As per the Income Tax Act 1961, the employer needs to deduct TDS from an employee’s salary and deposit the amount into the government account. There are different tax slabs according to the employee’s salary, which determines their tax liability. However, at times, an employee’s salary may not come through in a timely manner, especially is they work for a start-up or a newly formed business.

So, the burning question is this: what happens to an employee’s tax liability if their salary is delayed?

So, legally, there are two sections - section15 and section 192 under the Income Tax Act, 1961 - that focus on this issue.

Let’s take an example: Let us assume that Neha resigns from her post in December, and her salary for December 2018 & January 2019 is paid in April 2019. Since the payment was made in April, in which year would her salary be eligible to be taxed?

Let’s start with Section 15. According to Section 15 of the Income Tax Act 1961, an individual’s salary should be taxed as soon as it adds, even if it is not paid in that month. So, according to this section, the income tax on Neha’s salary for December 2018 & January 2019 should be calculated as per the tax slab of the year 2018-19 and added to the total salary income of the year 2018-19.

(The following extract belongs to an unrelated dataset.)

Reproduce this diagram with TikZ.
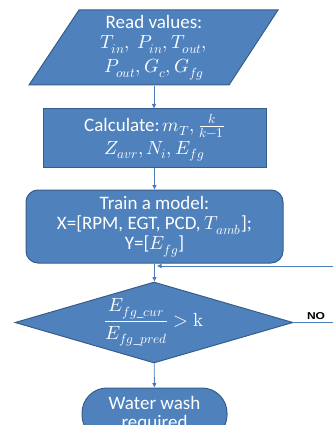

Whereas Section 192 of the Income Tax Act 1961, assigns the duty of TDS at the time of actual payment of salary to the employer. The duty to deduct tax from salaries occurs only at the time of payment. As we see, Section 192 focuses on the timing of tax deduction; the amount of deduction itself should be only as per Section 15.

In our example, tax on a salary of December 2018 and January 2019 should be calculated based on the tax rates in the fiscal year 2018-19, even if the salary is paid in April 2019.

So, it is concluded that in the example we are reviewing, for the salary of December and January, the TDS shall be deducted and remitted to the Income Tax Department immediately. As we see that this is in line with Section 192, and this guarantees compliance with Section 15.